Stop at the line containing "linewidth=1.2, ax=ax, zorder=3)": repeat exactly every line of the entries below from the first up to it, plus that line, with pictures omitted.

···

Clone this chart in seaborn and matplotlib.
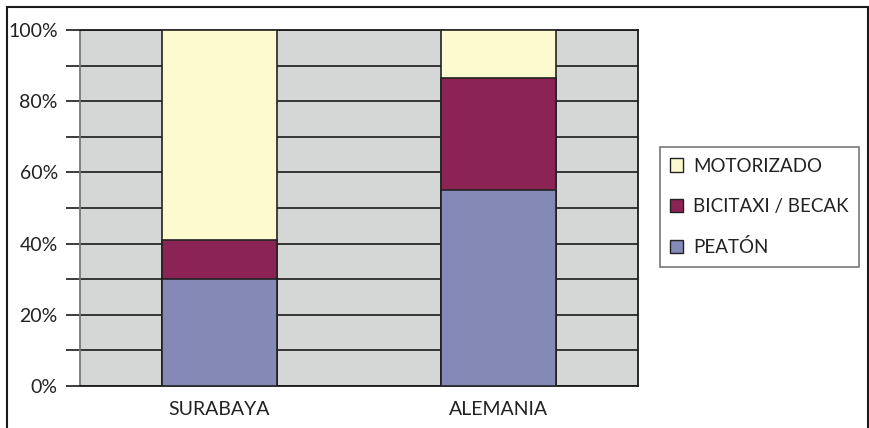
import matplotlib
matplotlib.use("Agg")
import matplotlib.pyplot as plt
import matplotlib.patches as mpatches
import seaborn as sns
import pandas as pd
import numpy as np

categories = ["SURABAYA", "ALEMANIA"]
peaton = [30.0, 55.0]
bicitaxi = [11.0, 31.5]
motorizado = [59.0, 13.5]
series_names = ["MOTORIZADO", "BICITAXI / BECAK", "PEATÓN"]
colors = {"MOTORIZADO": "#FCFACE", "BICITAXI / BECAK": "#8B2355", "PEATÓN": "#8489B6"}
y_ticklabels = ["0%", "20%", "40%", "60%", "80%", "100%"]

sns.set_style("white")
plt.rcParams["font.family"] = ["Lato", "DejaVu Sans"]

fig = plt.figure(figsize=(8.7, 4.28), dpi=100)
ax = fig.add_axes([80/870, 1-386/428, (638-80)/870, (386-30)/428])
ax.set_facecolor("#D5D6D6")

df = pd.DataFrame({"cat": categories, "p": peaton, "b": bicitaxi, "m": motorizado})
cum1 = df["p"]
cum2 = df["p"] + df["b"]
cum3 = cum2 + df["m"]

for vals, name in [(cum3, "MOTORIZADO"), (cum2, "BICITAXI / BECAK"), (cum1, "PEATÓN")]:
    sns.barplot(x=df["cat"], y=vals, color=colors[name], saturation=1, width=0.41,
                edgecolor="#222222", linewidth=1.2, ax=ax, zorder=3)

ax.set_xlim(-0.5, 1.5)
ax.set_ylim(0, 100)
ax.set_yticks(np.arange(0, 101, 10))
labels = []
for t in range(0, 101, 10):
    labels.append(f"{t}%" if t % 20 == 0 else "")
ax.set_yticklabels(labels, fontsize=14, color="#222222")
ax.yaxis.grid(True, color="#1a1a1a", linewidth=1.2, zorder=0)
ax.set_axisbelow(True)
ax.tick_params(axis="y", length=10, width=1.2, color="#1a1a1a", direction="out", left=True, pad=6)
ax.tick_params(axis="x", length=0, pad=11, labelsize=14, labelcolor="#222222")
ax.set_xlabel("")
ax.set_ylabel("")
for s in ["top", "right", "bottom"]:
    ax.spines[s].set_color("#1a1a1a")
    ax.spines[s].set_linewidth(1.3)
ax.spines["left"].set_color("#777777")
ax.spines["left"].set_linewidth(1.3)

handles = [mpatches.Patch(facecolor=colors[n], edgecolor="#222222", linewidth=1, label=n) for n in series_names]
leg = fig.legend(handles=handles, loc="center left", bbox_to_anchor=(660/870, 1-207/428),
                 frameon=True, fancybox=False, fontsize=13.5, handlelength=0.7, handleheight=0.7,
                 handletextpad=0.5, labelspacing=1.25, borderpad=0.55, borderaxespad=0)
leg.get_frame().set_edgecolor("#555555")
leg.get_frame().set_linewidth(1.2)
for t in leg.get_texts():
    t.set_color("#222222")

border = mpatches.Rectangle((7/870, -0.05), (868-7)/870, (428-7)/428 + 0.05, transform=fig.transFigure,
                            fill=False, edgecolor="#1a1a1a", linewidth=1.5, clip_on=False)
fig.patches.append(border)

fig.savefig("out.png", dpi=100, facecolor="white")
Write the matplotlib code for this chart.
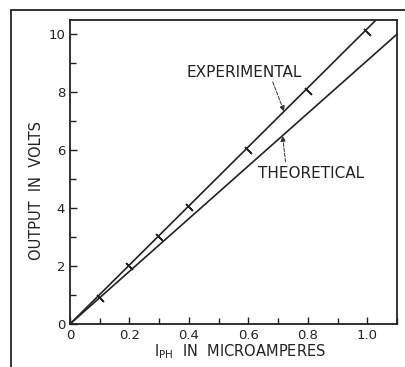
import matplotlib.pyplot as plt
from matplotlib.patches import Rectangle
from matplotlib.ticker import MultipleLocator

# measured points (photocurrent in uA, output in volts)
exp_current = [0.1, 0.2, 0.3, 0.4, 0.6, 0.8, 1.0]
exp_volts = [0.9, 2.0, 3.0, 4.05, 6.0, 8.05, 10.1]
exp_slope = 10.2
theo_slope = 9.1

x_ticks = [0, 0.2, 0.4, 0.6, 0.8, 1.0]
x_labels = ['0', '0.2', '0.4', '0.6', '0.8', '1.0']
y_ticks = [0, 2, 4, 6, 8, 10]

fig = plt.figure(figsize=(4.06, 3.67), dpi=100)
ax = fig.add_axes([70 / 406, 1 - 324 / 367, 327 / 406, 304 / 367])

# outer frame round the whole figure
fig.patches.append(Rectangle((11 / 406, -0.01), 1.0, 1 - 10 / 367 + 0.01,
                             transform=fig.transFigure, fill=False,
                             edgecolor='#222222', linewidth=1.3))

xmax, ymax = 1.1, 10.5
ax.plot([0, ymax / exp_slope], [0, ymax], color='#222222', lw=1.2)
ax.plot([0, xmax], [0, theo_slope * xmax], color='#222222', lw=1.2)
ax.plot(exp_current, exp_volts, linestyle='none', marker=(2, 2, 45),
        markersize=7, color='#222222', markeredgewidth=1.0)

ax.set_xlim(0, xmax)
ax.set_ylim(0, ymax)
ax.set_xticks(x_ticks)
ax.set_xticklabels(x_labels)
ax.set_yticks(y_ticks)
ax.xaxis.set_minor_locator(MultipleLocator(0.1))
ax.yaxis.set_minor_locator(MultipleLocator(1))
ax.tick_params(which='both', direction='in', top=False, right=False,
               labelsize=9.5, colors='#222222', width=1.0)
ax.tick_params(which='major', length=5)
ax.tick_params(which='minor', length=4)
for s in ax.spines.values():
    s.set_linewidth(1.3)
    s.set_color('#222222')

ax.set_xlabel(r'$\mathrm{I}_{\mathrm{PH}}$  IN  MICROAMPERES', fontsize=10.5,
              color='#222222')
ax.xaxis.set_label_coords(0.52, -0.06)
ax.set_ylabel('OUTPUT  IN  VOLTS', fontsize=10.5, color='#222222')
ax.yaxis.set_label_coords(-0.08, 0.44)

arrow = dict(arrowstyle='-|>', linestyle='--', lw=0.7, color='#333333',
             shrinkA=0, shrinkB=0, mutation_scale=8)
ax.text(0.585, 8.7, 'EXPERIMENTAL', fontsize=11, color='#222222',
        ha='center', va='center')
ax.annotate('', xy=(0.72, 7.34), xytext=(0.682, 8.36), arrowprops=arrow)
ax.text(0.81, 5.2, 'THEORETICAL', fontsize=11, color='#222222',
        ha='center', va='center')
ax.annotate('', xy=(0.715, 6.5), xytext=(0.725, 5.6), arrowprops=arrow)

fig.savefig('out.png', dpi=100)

···

CORRECT OUTPUT:
Clone this chart in seaborn and matplotlib.
import matplotlib
matplotlib.use("Agg")
import matplotlib.pyplot as plt
import matplotlib.patches as mpatches
import seaborn as sns
import pandas as pd
import numpy as np

categories = ["SURABAYA", "ALEMANIA"]
peaton = [30.0, 55.0]
bicitaxi = [11.0, 31.5]
motorizado = [59.0, 13.5]
series_names = ["MOTORIZADO", "BICITAXI / BECAK", "PEATÓN"]
colors = {"MOTORIZADO": "#FCFACE", "BICITAXI / BECAK": "#8B2355", "PEATÓN": "#8489B6"}
y_ticklabels = ["0%", "20%", "40%", "60%", "80%", "100%"]

sns.set_style("white")
plt.rcParams["font.family"] = ["Lato", "DejaVu Sans"]

fig = plt.figure(figsize=(8.7, 4.28), dpi=100)
ax = fig.add_axes([80/870, 1-386/428, (638-80)/870, (386-30)/428])
ax.set_facecolor("#D5D6D6")

df = pd.DataFrame({"cat": categories, "p": peaton, "b": bicitaxi, "m": motorizado})
cum1 = df["p"]
cum2 = df["p"] + df["b"]
cum3 = cum2 + df["m"]

for vals, name in [(cum3, "MOTORIZADO"), (cum2, "BICITAXI / BECAK"), (cum1, "PEATÓN")]:
    sns.barplot(x=df["cat"], y=vals, color=colors[name], saturation=1, width=0.41,
                edgecolor="#222222", linewidth=1.2, ax=ax, zorder=3)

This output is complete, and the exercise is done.